Analysts tell me that while the rules are nice, they will never work because it's impossible to stop digital transactions relating to illegal activity unless the criminal makes a glaring error or wants to be caught. They claim the only way to truly track and stop illegal digital transactions is to use the approach of many countries like China who are making it illegal to process digital transactions and sentence to death anyone in violation of the rules. Of course, in democratic countries that will never fly.

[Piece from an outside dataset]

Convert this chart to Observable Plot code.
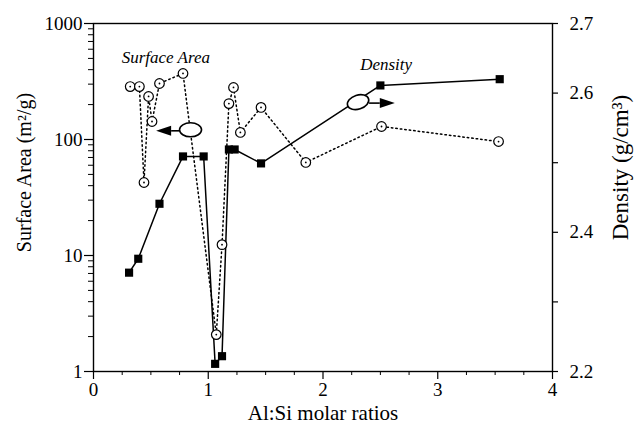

Money laundering is a concern to countries, economies and public safety. The gambling industry, both online and at land-based establishments need to do more to identify and stop any activities that are clearly suspicious, but the governments and banks need to do their due diligence as well. The clear majority of businesses I spoke to said they are only too happy to combat money laundering and terrorist financing, but they need the government and banking industry to help. A couple of casino managers have told me that when it comes to identifying suspicious activity the total burden falls on them and the banks will never accept any blame. He also claims the governments always look at the casino as the fall guy in cases where money laundering is suspected because they are an easier target than banks. And, as we have seen with the UIGEA regulations, the vagueness of the rules and the uncertain penalties for non-compliance don't help the matter. It's a new time and all entities involved with currency transactions (fiat and digital) need to work together to come up with solutions that will keep the criminals at bay. Unfortunately that is easier said than done.